==== Dataset section
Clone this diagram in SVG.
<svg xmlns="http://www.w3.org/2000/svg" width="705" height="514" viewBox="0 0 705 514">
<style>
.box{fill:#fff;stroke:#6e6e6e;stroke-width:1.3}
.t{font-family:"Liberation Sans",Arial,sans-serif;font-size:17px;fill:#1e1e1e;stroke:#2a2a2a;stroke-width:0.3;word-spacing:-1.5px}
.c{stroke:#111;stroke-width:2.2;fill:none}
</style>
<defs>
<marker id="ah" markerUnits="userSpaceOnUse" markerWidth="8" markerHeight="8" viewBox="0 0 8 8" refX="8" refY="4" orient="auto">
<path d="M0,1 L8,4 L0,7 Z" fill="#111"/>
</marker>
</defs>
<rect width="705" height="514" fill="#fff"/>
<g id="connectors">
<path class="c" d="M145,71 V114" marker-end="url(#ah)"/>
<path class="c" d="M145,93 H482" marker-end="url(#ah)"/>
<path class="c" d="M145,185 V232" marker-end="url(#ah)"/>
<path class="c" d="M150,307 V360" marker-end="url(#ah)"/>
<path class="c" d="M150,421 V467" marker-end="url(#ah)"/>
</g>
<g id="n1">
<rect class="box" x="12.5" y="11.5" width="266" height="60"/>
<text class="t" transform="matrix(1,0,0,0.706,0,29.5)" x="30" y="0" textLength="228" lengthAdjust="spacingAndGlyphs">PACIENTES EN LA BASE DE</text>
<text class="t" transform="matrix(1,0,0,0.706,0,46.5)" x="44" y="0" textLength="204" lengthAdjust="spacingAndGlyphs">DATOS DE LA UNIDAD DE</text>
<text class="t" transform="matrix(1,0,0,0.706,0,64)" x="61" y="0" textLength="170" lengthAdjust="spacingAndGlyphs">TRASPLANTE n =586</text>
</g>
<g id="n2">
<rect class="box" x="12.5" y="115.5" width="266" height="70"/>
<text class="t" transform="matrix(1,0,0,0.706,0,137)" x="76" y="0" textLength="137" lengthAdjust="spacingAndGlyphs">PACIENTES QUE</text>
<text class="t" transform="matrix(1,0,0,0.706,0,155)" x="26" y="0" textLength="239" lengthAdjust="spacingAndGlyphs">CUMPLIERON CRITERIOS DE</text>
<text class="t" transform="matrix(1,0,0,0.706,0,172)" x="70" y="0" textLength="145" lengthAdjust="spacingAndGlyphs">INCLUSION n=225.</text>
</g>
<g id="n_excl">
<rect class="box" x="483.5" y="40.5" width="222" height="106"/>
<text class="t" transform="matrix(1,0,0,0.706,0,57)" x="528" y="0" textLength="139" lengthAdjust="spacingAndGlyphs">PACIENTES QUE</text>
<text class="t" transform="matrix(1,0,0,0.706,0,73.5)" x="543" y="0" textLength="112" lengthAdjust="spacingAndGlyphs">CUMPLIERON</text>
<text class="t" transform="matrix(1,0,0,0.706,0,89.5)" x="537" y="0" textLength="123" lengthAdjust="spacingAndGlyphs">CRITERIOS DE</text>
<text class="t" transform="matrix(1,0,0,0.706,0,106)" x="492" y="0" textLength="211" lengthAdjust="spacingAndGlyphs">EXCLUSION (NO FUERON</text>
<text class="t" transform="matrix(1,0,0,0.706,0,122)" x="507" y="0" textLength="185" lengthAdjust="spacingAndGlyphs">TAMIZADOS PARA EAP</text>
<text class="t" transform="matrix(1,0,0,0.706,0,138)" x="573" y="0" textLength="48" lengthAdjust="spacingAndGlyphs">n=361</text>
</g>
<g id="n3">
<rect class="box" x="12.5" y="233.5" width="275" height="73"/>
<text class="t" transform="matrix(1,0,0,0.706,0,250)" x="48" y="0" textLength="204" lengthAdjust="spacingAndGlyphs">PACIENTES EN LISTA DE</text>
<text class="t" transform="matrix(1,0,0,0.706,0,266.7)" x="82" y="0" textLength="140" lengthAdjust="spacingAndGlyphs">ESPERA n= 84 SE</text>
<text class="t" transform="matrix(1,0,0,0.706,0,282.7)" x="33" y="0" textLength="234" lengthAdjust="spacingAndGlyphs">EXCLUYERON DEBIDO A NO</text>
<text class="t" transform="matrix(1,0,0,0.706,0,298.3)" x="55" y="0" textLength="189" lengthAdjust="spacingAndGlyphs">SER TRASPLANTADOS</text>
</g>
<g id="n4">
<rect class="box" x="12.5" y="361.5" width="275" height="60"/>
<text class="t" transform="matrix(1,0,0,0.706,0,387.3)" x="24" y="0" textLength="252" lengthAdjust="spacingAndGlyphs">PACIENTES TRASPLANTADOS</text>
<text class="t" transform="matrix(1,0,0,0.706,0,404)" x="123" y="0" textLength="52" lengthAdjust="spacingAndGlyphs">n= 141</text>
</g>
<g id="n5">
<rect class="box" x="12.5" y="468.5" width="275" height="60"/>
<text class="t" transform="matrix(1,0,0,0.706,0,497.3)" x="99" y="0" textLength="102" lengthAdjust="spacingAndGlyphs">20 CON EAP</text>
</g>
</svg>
========
What the task requires: Using the data above, output each line exactly.

Final answer:
Clone this diagram in SVG.
<svg xmlns="http://www.w3.org/2000/svg" width="705" height="514" viewBox="0 0 705 514">
<style>
.box{fill:#fff;stroke:#6e6e6e;stroke-width:1.3}
.t{font-family:"Liberation Sans",Arial,sans-serif;font-size:17px;fill:#1e1e1e;stroke:#2a2a2a;stroke-width:0.3;word-spacing:-1.5px}
.c{stroke:#111;stroke-width:2.2;fill:none}
</style>
<defs>
<marker id="ah" markerUnits="userSpaceOnUse" markerWidth="8" markerHeight="8" viewBox="0 0 8 8" refX="8" refY="4" orient="auto">
<path d="M0,1 L8,4 L0,7 Z" fill="#111"/>
</marker>
</defs>
<rect width="705" height="514" fill="#fff"/>
<g id="connectors">
<path class="c" d="M145,71 V114" marker-end="url(#ah)"/>
<path class="c" d="M145,93 H482" marker-end="url(#ah)"/>
<path class="c" d="M145,185 V232" marker-end="url(#ah)"/>
<path class="c" d="M150,307 V360" marker-end="url(#ah)"/>
<path class="c" d="M150,421 V467" marker-end="url(#ah)"/>
</g>
<g id="n1">
<rect class="box" x="12.5" y="11.5" width="266" height="60"/>
<text class="t" transform="matrix(1,0,0,0.706,0,29.5)" x="30" y="0" textLength="228" lengthAdjust="spacingAndGlyphs">PACIENTES EN LA BASE DE</text>
<text class="t" transform="matrix(1,0,0,0.706,0,46.5)" x="44" y="0" textLength="204" lengthAdjust="spacingAndGlyphs">DATOS DE LA UNIDAD DE</text>
<text class="t" transform="matrix(1,0,0,0.706,0,64)" x="61" y="0" textLength="170" lengthAdjust="spacingAndGlyphs">TRASPLANTE n =586</text>
</g>
<g id="n2">
<rect class="box" x="12.5" y="115.5" width="266" height="70"/>
<text class="t" transform="matrix(1,0,0,0.706,0,137)" x="76" y="0" textLength="137" lengthAdjust="spacingAndGlyphs">PACIENTES QUE</text>
<text class="t" transform="matrix(1,0,0,0.706,0,155)" x="26" y="0" textLength="239" lengthAdjust="spacingAndGlyphs">CUMPLIERON CRITERIOS DE</text>
<text class="t" transform="matrix(1,0,0,0.706,0,172)" x="70" y="0" textLength="145" lengthAdjust="spacingAndGlyphs">INCLUSION n=225.</text>
</g>
<g id="n_excl">
<rect class="box" x="483.5" y="40.5" width="222" height="106"/>
<text class="t" transform="matrix(1,0,0,0.706,0,57)" x="528" y="0" textLength="139" lengthAdjust="spacingAndGlyphs">PACIENTES QUE</text>
<text class="t" transform="matrix(1,0,0,0.706,0,73.5)" x="543" y="0" textLength="112" lengthAdjust="spacingAndGlyphs">CUMPLIERON</text>
<text class="t" transform="matrix(1,0,0,0.706,0,89.5)" x="537" y="0" textLength="123" lengthAdjust="spacingAndGlyphs">CRITERIOS DE</text>
<text class="t" transform="matrix(1,0,0,0.706,0,106)" x="492" y="0" textLength="211" lengthAdjust="spacingAndGlyphs">EXCLUSION (NO FUERON</text>
<text class="t" transform="matrix(1,0,0,0.706,0,122)" x="507" y="0" textLength="185" lengthAdjust="spacingAndGlyphs">TAMIZADOS PARA EAP</text>
<text class="t" transform="matrix(1,0,0,0.706,0,138)" x="573" y="0" textLength="48" lengthAdjust="spacingAndGlyphs">n=361</text>
</g>
<g id="n3">
<rect class="box" x="12.5" y="233.5" width="275" height="73"/>
<text class="t" transform="matrix(1,0,0,0.706,0,250)" x="48" y="0" textLength="204" lengthAdjust="spacingAndGlyphs">PACIENTES EN LISTA DE</text>
<text class="t" transform="matrix(1,0,0,0.706,0,266.7)" x="82" y="0" textLength="140" lengthAdjust="spacingAndGlyphs">ESPERA n= 84 SE</text>
<text class="t" transform="matrix(1,0,0,0.706,0,282.7)" x="33" y="0" textLength="234" lengthAdjust="spacingAndGlyphs">EXCLUYERON DEBIDO A NO</text>
<text class="t" transform="matrix(1,0,0,0.706,0,298.3)" x="55" y="0" textLength="189" lengthAdjust="spacingAndGlyphs">SER TRASPLANTADOS</text>
</g>
<g id="n4">
<rect class="box" x="12.5" y="361.5" width="275" height="60"/>
<text class="t" transform="matrix(1,0,0,0.706,0,387.3)" x="24" y="0" textLength="252" lengthAdjust="spacingAndGlyphs">PACIENTES TRASPLANTADOS</text>
<text class="t" transform="matrix(1,0,0,0.706,0,404)" x="123" y="0" textLength="52" lengthAdjust="spacingAndGlyphs">n= 141</text>
</g>
<g id="n5">
<rect class="box" x="12.5" y="468.5" width="275" height="60"/>
<text class="t" transform="matrix(1,0,0,0.706,0,497.3)" x="99" y="0" textLength="102" lengthAdjust="spacingAndGlyphs">20 CON EAP</text>
</g>
</svg>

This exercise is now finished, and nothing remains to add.